Concrètement sur les 209 communes situées en France métropolitaine (hors Corse et hors Dom Tom), près de 180 d’entre elles affichent un taux de vacance locative supérieur à la moyenne nationale (7,9%). Toutefois « Entre 8 et 10%, le taux de vacance sur une commune reste acceptable. Au-delà, il convient d’être vigilant. », nuance Franck Vignaud. Parmi ces communes, dont le taux de vacance oscille entre 8 et 10%, citons : Montélimar, Mâcon, Besançon, Quimper, Grasse, Vannes, Thionville, Calais, Vallauris, Dreux, Coulommiers, Épernay, Chambéry, Belfort, Étampes, Chaumont, Bourgoin-Jallieu, Limoges, Albi, Nemours, Poitiers, Lorient, Niort, Melun, Saint-Lô, Laval, Corbeil-Essonnes, Châlons-en-Champagne, Cherbourg-Octeville, Gap et Mont-de-Marsan…

Cœurs de ville trompeurs…

« La bonne nouvelle qui pourrait être trompeuse finalement c’est que les logements sont théoriquement bien placés en cœur de ville. Certes c’est plus rassurant qu’en périphérie ou dans des zones excentrées, dépourvues de commerces », souligne Franck Vignaud. « Toutefois, il faut bien vérifier que l’offre ne soit pas pléthorique par rapport à la demande. Autres facteurs à vérifier : la démographie, l’évolution de la population, le nombre de locataires dans le parc privé et social, le nombre de propriétaires et surtout le dynamisme économique », met-il en garde.

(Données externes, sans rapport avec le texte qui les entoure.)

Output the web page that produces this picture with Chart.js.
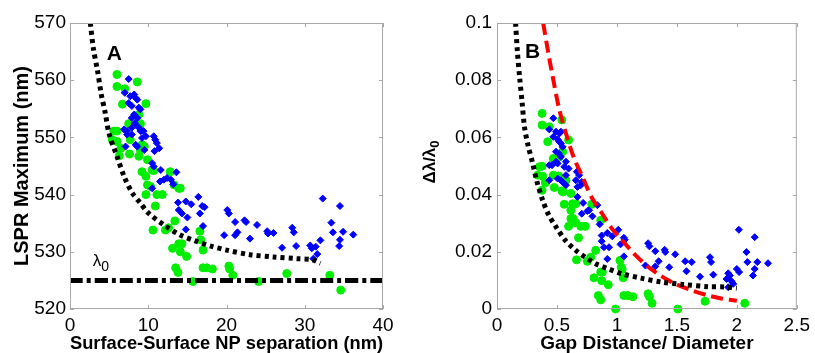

La short liste des cœurs de ville où le taux de vacance locative est bas

A noter que Meaux se situe juste dans la moyenne nationale avec un taux de vacance de 7,9%, suivie d’Arles avec 7,8%. Les communes les plus dynamiques dans la liste des 209 villes du Programme Action Cœur de ville restent : Bayonne, Dunkerque, Creil, Colmar, Les Mureaux, Rambouillet, Cholet, Évry, Rumilly, Poissy, La Roche-sur-Yon, Trappes, Bressuire, Saint-Malo, Sartrouville, Mantes-la-Jolie, Gonesse, et Agde en tête avec seulement un taux de vacance de 2,9%. Pas de danger non plus en Corse avec Ajaccio et Bastia, dont le taux de vacance locative moyen se situe autour de 3,5%.

Pourquoi il ne faut pas se lancer dans des travaux de grande ampleur ?

Le nouveau dispositif impose que 25% minimum du montant total de l’opération correspondent aux travaux. « Pour autant, il ne faut pas déraper et faire des travaux de grande ampleur car le coût pour rénover de l’ancien chiffre vite. Or si vous faites trop de travaux, l’opération risque de s’avérer peu rentable au final car de toute façon vous ne pourrez pas en contrepartie augmenter le loyer de 25%, ça ne passera pas, c’est certain », prévient l’expert.

« Un autre élément risque de venir contrarier les projets de rénovation : les cœurs de ville abritent souvent des bâtiments classés au titre des monuments historiques. (Comme à Carcassonne, Albi, Agde…, ndlr). La rénovation de ces bâtiments ou même d’un immeuble situé dans un rayon de 500 mètres autour de ces édifices nécessite l’obtention de l’accord des architectes des bâtiments de France. Les délais de traitement des demandes peuvent ralentir considérablement les projets ; quant aux préconisations de travaux, elles peuvent s’avérer dissuasives en termes de complexité, nécessitant le recours à des artisans très spécialisés, et surtout par leur coût », pointe Franck Vignaud. 

Pas de locataire = pas d’avantage fiscal !

Les experts appellent donc à la plus grande prudence quant au choix de la ville où vous allez investir : si l’offre locative est supérieure à la demande et si la demande est faible, vous courez le risque de ne pas louer le bien, or sans locataire, vous perdez l’avantage fiscal.

 « Pas sûr que ce nouveau dispositif soit l’outil de défiscalisation idéal pour rénover dans les vieux centres-villes », conclut Franck Vignaud.